With a general election looming at the end of the year, it is a question that the Spanish government would rather not see planted in voter minds.

Then there is the Podemos factor. Unlike many other European countries, Spain’s political system has already been transformed by the rise of a new anti-establishment political group that looks very much like the Syriza party that now rules Greece.

Any easy victory for the new Greek government is likely to embolden Podemos, and signal to Spanish voters that backing the far-left might produce the results that mainstream parties so conspicuously failed to obtain.

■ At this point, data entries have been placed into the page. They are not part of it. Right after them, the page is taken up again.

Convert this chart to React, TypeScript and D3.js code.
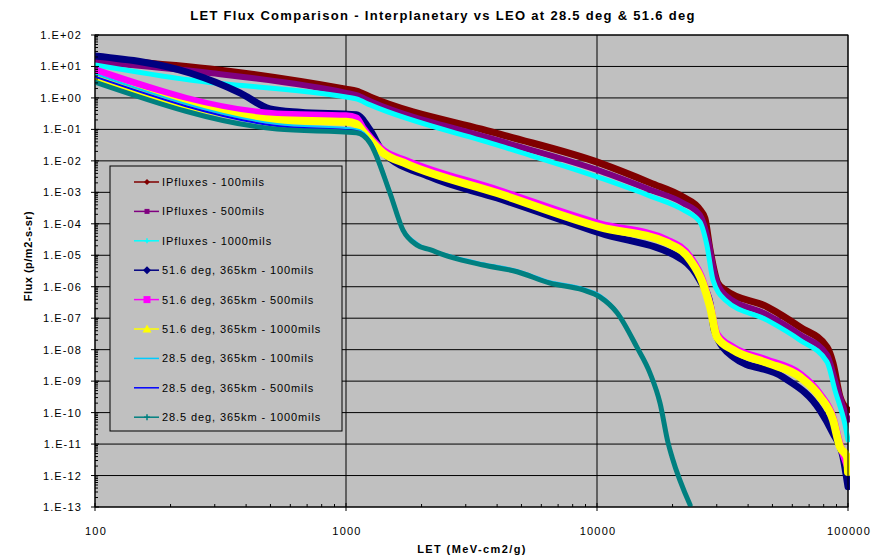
import React from 'react';
import * as d3 from 'd3';

type Pt = [number, number];

// LET (MeV-cm2/g) vs integral flux (p/m2-s-sr)
const ipFlux100: Pt[] = [
  [100, 17.4], [287, 8.3], [1000, 1.9], [1100, 1.66], [1247, 1.07], [4100, 7.1e-2],
  [10280, 8.5e-3], [16300, 2.0e-3], [22000, 7.1e-4], [25700, 2.8e-4], [26900, 1.5e-4],
  [28200, 1.5e-5], [30300, 1.3e-6], [32400, 7.9e-7], [47600, 2.3e-7], [64400, 5.2e-8],
  [82500, 1.2e-8], [87100, 3.8e-9], [92900, 3.2e-10], [100000, 1.2e-10],
];
const ipFlux500: Pt[] = [
  [100, 13.8], [287, 6.2], [1000, 1.45], [1100, 1.23], [1247, 0.79], [4100, 4.3e-2],
  [10280, 4.8e-3], [16300, 1.2e-3], [22000, 4.6e-4], [25700, 1.9e-4], [27700, 3.1e-5],
  [29500, 2.3e-6], [32400, 5.5e-7], [47600, 1.3e-7], [64400, 3.0e-8], [82500, 6.8e-9],
  [88700, 1.1e-9], [94600, 2.0e-10], [100000, 5.9e-11],
];
const ipFlux1000: Pt[] = [
  [100, 11.2], [239, 3.7], [1000, 1.07], [1100, 0.93], [1247, 0.6], [4100, 3.0e-2],
  [10280, 2.9e-3], [16300, 7.6e-4], [22000, 2.8e-4], [25700, 1.15e-4], [27400, 2.1e-5],
  [29000, 1.6e-6], [32400, 3.8e-7], [47600, 8.7e-8], [64400, 2.0e-8], [82500, 4.1e-9],
  [88700, 5.2e-10], [97300, 4.1e-11], [100000, 1.35e-11],
];
const leo516_100: Pt[] = [
  [100, 21.4], [239, 6.2], [378, 1.45], [498, 0.45], [656, 0.35], [1100, 0.29],
  [1247, 9.5e-2], [1404, 1.9e-2], [2161, 3.1e-3], [4000, 6.6e-4], [10280, 5.1e-5],
  [22000, 7.1e-6], [25700, 1.6e-6], [28200, 3.0e-7], [29300, 4.3e-8], [34800, 5.9e-9],
  [55100, 1.35e-9], [77300, 1.2e-10], [87100, 2.2e-11], [95500, 3.9e-12], [100000, 4.4e-13],
];
const leo516_500: Pt[] = [
  [100, 7.8], [531, 0.31], [1000, 0.27], [1100, 0.23], [1169, 1.1e-1], [1404, 2.2e-2],
  [1750, 1.0e-2], [4000, 1.2e-3], [10280, 1.0e-4], [19000, 3.1e-5], [23500, 8.9e-6],
  [26400, 1.6e-6], [28200, 2.8e-7], [30060, 3.2e-8], [34800, 1.2e-8], [47600, 4.7e-9],
  [64400, 1.7e-9], [77300, 3.9e-10], [87100, 7.2e-11], [92900, 1.0e-11], [100000, 1.7e-12],
];
const leo516_1000: Pt[] = [
  [100, 4.3], [531, 0.2], [1000, 0.174], [1100, 0.148], [1169, 8.5e-2], [1404, 1.8e-2],
  [1750, 7.9e-3], [4000, 9.5e-4], [10280, 7.9e-5], [19000, 2.5e-5], [23500, 7.1e-6],
  [26400, 1.3e-6], [28200, 2.3e-7], [30060, 2.5e-8], [34800, 9.8e-9], [47600, 3.8e-9],
  [64400, 1.35e-9], [77300, 3.2e-10], [87100, 5.9e-11], [92900, 8.1e-12], [99100, 3.9e-12],
  [100000, 1.3e-12],
];
const leo285_100: Pt[] = [
  [100, 5.8], [531, 0.148], [1100, 0.102], [1247, 4.6e-2], [1497, 1.2e-3], [1687, 7.4e-5],
  [1918, 2.5e-5], [2595, 1.0e-5], [3516, 5.6e-6], [4800, 3.4e-6], [6500, 1.5e-6],
  [8790, 9.1e-7], [10280, 5.5e-7], [12020, 1.7e-7], [14420, 1.4e-8], [16260, 2.1e-9],
  [17830, 2.3e-10], [18500, 4.1e-11],
];
const leo285_500: Pt[] = [
  [100, 4.7], [531, 0.129], [1100, 8.9e-2], [1247, 4.3e-2], [1497, 1.1e-3], [1687, 6.9e-5],
  [1918, 2.3e-5], [2595, 9.5e-6], [3516, 5.2e-6], [4800, 3.2e-6], [6500, 1.4e-6],
  [8790, 8.5e-7], [10280, 5.1e-7], [12020, 1.6e-7], [14420, 1.3e-8], [16260, 1.95e-9],
  [17830, 2.2e-10], [19190, 1.2e-11], [19900, 3.9e-12],
];
const leo285_1000: Pt[] = [
  [100, 3.2], [531, 0.102], [1100, 7.8e-2], [1247, 3.7e-2], [1497, 9.5e-4], [1687, 6.3e-5],
  [1918, 2.1e-5], [2161, 1.5e-5], [2595, 8.9e-6], [3516, 4.9e-6], [4800, 3.0e-6],
  [6500, 1.3e-6], [8790, 7.9e-7], [10280, 4.7e-7], [12020, 1.5e-7], [14420, 1.2e-8],
  [16260, 1.8e-9], [17830, 2.0e-10], [19190, 1.1e-11], [19900, 3.9e-12], [23500, 1.15e-13],
];

const seriesNames = [
  'IPfluxes - 100mils',
  'IPfluxes - 500mils',
  'IPfluxes - 1000mils',
  '51.6 deg, 365km - 100mils',
  '51.6 deg, 365km - 500mils',
  '51.6 deg, 365km - 1000mils',
  '28.5 deg, 365km - 100mils',
  '28.5 deg, 365km - 500mils',
  '28.5 deg, 365km - 1000mils',
];
const seriesData = [
  ipFlux100, ipFlux500, ipFlux1000,
  leo516_100, leo516_500, leo516_1000,
  leo285_100, leo285_500, leo285_1000,
];

const xTickValues = [100, 1000, 10000, 100000];
const xTickLabels = ['100', '1000', '10000', '100000'];
const yExponents = [2, 1, 0, -1, -2, -3, -4, -5, -6, -7, -8, -9, -10, -11, -12, -13];

type Style = { color: string; width: number; marker: string; msize: number };
const styles: Style[] = [
  { color: '#800000', width: 7, marker: 'diamond', msize: 6 },
  { color: '#800080', width: 6, marker: 'square', msize: 5 },
  { color: '#00FFFF', width: 5, marker: 'plus', msize: 5 },
  { color: '#000080', width: 7, marker: 'diamond', msize: 8 },
  { color: '#FF00FF', width: 7, marker: 'square', msize: 7 },
  { color: '#FFFF00', width: 8, marker: 'triangle', msize: 9 },
  { color: '#00CCFF', width: 2, marker: 'none', msize: 0 },
  { color: '#0000FF', width: 2, marker: 'none', msize: 0 },
  { color: '#008080', width: 5, marker: 'plus', msize: 6 },
];

const W = 873;
const H = 559;
const left = 95;
const right = 848;
const top = 35;
const bottom = 507;
const FONT = '"Liberation Sans", Arial, sans-serif';

function Marker({ kind, cx, cy, size, color }: { kind: string; cx: number; cy: number; size: number; color: string }) {
  const h = size / 2;
  if (kind === 'diamond')
    return <path d={`M${cx},${cy - h}L${cx + h},${cy}L${cx},${cy + h}L${cx - h},${cy}Z`} fill={color} />;
  if (kind === 'square') return <rect x={cx - h} y={cy - h} width={size} height={size} fill={color} />;
  if (kind === 'triangle')
    return <path d={`M${cx},${cy - h}L${cx + h},${cy + h * 0.8}L${cx - h},${cy + h * 0.8}Z`} fill={color} />;
  if (kind === 'plus')
    return <path d={`M${cx},${cy - h}V${cy + h}M${cx - h},${cy}H${cx + h}`} stroke={color} strokeWidth={1.5} />;
  return null;
}

export default function App() {
  const x = d3.scaleLog().domain([100, 100000]).range([left, right]);
  const y = d3.scaleLog().domain([1e-13, 1e2]).range([bottom, top]);
  const line = d3
    .line<Pt>()
    .x((d) => x(d[0]))
    .y((d) => y(d[1]))
    .curve(d3.curveMonotoneX);

  const xMinor: number[] = [];
  for (let e = 2; e < 5; e++) for (let m = 2; m <= 9; m++) xMinor.push(m * Math.pow(10, e));
  const yMinor: number[] = [];
  for (let e = -13; e < 2; e++) for (let m = 2; m <= 9; m++) yMinor.push(m * Math.pow(10, e));

  const legendX = 110;
  const legendY = 166;
  const rowH = 29.4;

  return (
    <svg width={W} height={H} style={{ position: 'absolute', left: 0, top: 0, background: '#fff' }} fontFamily={FONT}>
      <defs>
        <clipPath id="plotClip">
          <rect x={left} y={top - 2} width={right - left + 2} height={bottom - top + 2} />
        </clipPath>
      </defs>
      <text x={443} y={20} textAnchor="middle" fontSize={13} fontWeight="bold" letterSpacing={1.3} fill="#000">
        LET Flux Comparison - Interplanetary vs LEO at 28.5 deg &amp; 51.6 deg
      </text>

      <rect x={left} y={top} width={right - left} height={bottom - top} fill="#C0C0C0" />
      {yExponents.map((e) => (
        <line key={'gy' + e} x1={left} x2={right} y1={y(Math.pow(10, e))} y2={y(Math.pow(10, e))} stroke="#000" strokeWidth={1} />
      ))}
      {xTickValues.map((v) => (
        <line key={'gx' + v} x1={x(v)} x2={x(v)} y1={top} y2={bottom} stroke="#000" strokeWidth={1} />
      ))}

      <g clipPath="url(#plotClip)" fill="none" strokeLinejoin="round" strokeLinecap="round">
        {seriesData.map((d, i) => (
          <path key={'s' + i} d={line(d) || ''} stroke={styles[i].color} strokeWidth={styles[i].width} />
        ))}
      </g>

      <rect x={left} y={top} width={right - left} height={bottom - top} fill="none" stroke="#000" strokeWidth={1} />

      {/* y axis ticks and labels */}
      {yMinor.map((v, i) => (
        <line key={'ym' + i} x1={left} x2={left + 3} y1={y(v)} y2={y(v)} stroke="#000" />
      ))}
      {yExponents.map((e) => (
        <g key={'yl' + e}>
          <line x1={left - 4} x2={left + 4} y1={y(Math.pow(10, e))} y2={y(Math.pow(10, e))} stroke="#000" />
          <text x={82} y={y(Math.pow(10, e)) + 4} textAnchor="end" fontSize={11} letterSpacing={1.1} fill="#000">
            {'1.E' + (e >= 0 ? '+' : '-') + String(Math.abs(e)).padStart(2, '0')}
          </text>
        </g>
      ))}

      {/* x axis ticks and labels */}
      {xMinor.map((v, i) => (
        <line key={'xm' + i} x1={x(v)} x2={x(v)} y1={bottom} y2={bottom - 3} stroke="#000" />
      ))}
      {xTickValues.map((v, i) => (
        <g key={'xl' + v}>
          <line x1={x(v)} x2={x(v)} y1={bottom - 4} y2={bottom + 4} stroke="#000" />
          <text x={x(v) + 1} y={535} textAnchor="middle" fontSize={11} letterSpacing={1.2} fill="#000">
            {xTickLabels[i]}
          </text>
        </g>
      ))}

      <text x={472} y={553} textAnchor="middle" fontSize={11} fontWeight="bold" letterSpacing={1.4} fill="#000">
        LET (MeV-cm2/g)
      </text>
      <text
        transform={`translate(32,256) rotate(-90)`}
        textAnchor="middle"
        fontSize={11}
        fontWeight="bold"
        letterSpacing={0.5}
        fill="#000"
      >
        Flux (p/m2-s-sr)
      </text>

      {/* legend */}
      <rect x={legendX} y={legendY} width={232} height={265} fill="#C0C0C0" stroke="#000" strokeWidth={1} />
      {seriesNames.map((name, i) => {
        const cy = legendY + 16 + i * rowH;
        const st = styles[i];
        return (
          <g key={'lg' + i}>
            <line x1={134} x2={159} y1={cy} y2={cy} stroke={st.color} strokeWidth={1.5} />
            <Marker kind={st.marker} cx={147} cy={cy} size={st.msize} color={st.color} />
            <text x={162} y={cy + 4} fontSize={11} letterSpacing={0.9} fill="#000">
              {name}
            </text>
          </g>
        );
      })}
    </svg>
  );
}
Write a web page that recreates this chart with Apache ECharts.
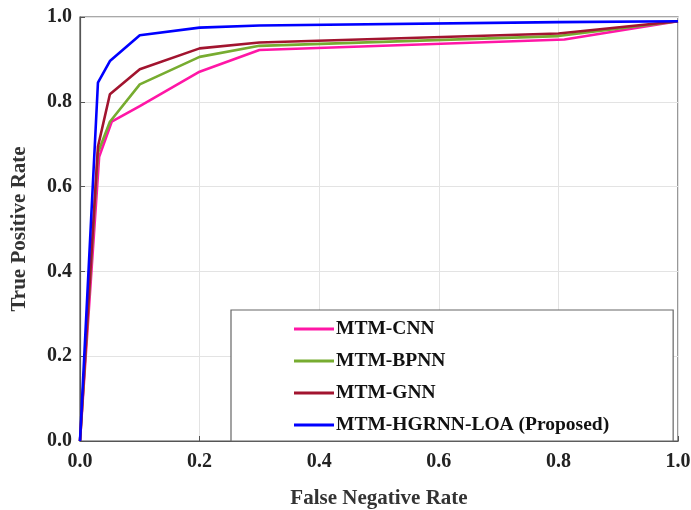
<!DOCTYPE html>
<html><head><meta charset="utf-8">
<script src="https://cdn.jsdelivr.net/npm/echarts@6/dist/echarts.min.js"></script>
<style>html,body{margin:0;padding:0;background:#fff}#c{width:691px;height:510px}</style>
</head><body><div id="c"></div>
<script>
const seriesNames = ['MTM-CNN', 'MTM-BPNN', 'MTM-GNN', 'MTM-HGRNN-LOA (Proposed)'];
const seriesColors = ['#ff16a6', '#77ac30', '#a2142f', '#0000ff'];
const cnnFNR = [0, 0.032, 0.053, 0.1, 0.2, 0.3, 0.81, 1.0];
const cnnTPR = [0, 0.67, 0.753, 0.79, 0.871, 0.922, 0.947, 0.99];
const bpnnFNR = [0, 0.03, 0.05, 0.1, 0.2, 0.3, 0.8, 1.0];
const bpnnTPR = [0, 0.68, 0.753, 0.841, 0.906, 0.932, 0.955, 0.99];
const gnnFNR = [0, 0.03, 0.05, 0.1, 0.2, 0.3, 0.8, 1.0];
const gnnTPR = [0, 0.694, 0.818, 0.877, 0.926, 0.94, 0.961, 0.99];
const propFNR = [0, 0.03, 0.05, 0.1, 0.2, 0.3, 0.8, 1.0];
const propTPR = [0, 0.845, 0.896, 0.957, 0.975, 0.98, 0.988, 0.99];
const xs = [cnnFNR, bpnnFNR, gnnFNR, propFNR];
const ys = [cnnTPR, bpnnTPR, gnnTPR, propTPR];

const font = '"Liberation Serif","Times New Roman",serif';
const chart = echarts.init(document.getElementById('c'));
chart.setOption({
  animation: false,
  backgroundColor: '#fff',
  grid: { left: 80, right: 13, top: 17, bottom: 69, show: true, borderColor: '#555', borderWidth: 1.2, containLabel: false, outerBoundsMode: 'none' },
  xAxis: {
    type: 'value', min: 0, max: 1, interval: 0.2,
    name: 'False Negative Rate', nameLocation: 'middle', nameGap: 47,
    nameTextStyle: { fontFamily: font, fontWeight: 'bold', fontSize: 21, color: '#333' },
    axisLine: { show: true, lineStyle: { color: '#555', width: 1.2 } },
    axisTick: { show: true, inside: true, length: 5, lineStyle: { color: '#555' } },
    axisLabel: { margin: 11, fontFamily: font, fontWeight: 'bold', fontSize: 20, color: '#222', formatter: v => v.toFixed(1) },
    splitLine: { show: true, lineStyle: { color: '#e3e3e3', width: 1 } }
  },
  yAxis: {
    type: 'value', min: 0, max: 1, interval: 0.2,
    name: 'True Positive Rate', nameLocation: 'middle', nameGap: 50,
    nameTextStyle: { fontFamily: font, fontWeight: 'bold', fontSize: 21, color: '#333' },
    axisLine: { show: true, lineStyle: { color: '#555', width: 1.2 } },
    axisTick: { show: true, inside: true, length: 5, lineStyle: { color: '#555' } },
    axisLabel: { margin: 8, fontFamily: font, fontWeight: 'bold', fontSize: 20, color: '#222', formatter: v => v.toFixed(1) },
    splitLine: { show: true, lineStyle: { color: '#e3e3e3', width: 1 } }
  },
  legend: {
    orient: 'vertical', left: 231, top: 310,
    padding: [9, 64, 6, 63],
    itemWidth: 40, itemHeight: 3, itemGap: 12,
    icon: 'rect',
    backgroundColor: '#fff', borderColor: '#666', borderWidth: 1.2,
    textStyle: { fontFamily: font, fontWeight: 'bold', fontSize: 19.5, color: '#111', padding: [0, 0, 0, -3] },
    data: seriesNames
  },
  series: seriesNames.map((n, i) => ({
    name: n, type: 'line', symbol: 'none', z: 1,
    color: seriesColors[i],
    lineStyle: { width: 2.6, color: seriesColors[i] },
    data: xs[i].map((x, j) => [x, ys[i][j]])
  }))
});
</script></body></html>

Against all this, Mr Rajoy has to weigh two countervailing arguments. The first is that pushing Greece towards an exit from the eurozone could have calamitous effects on Spain’s economic recovery. The second is that the rise of Podemos has so far come largely at the expense of the centre-left Socialists.

Indeed, some strategists in Mr Rajoy’s ruling Popular party are rubbing their hands with glee at the prospect of a fragmented adversary and at the chance to attack the main opposition party as an unwitting ally of the radical left.

As disparate as all these factors appear, there is a common theme: Spain and like-minded countries on the European periphery no longer feel that they are in the same boat as Greece. In Madrid, that clearly counts as progress. In Athens, it should be cause for deep concern.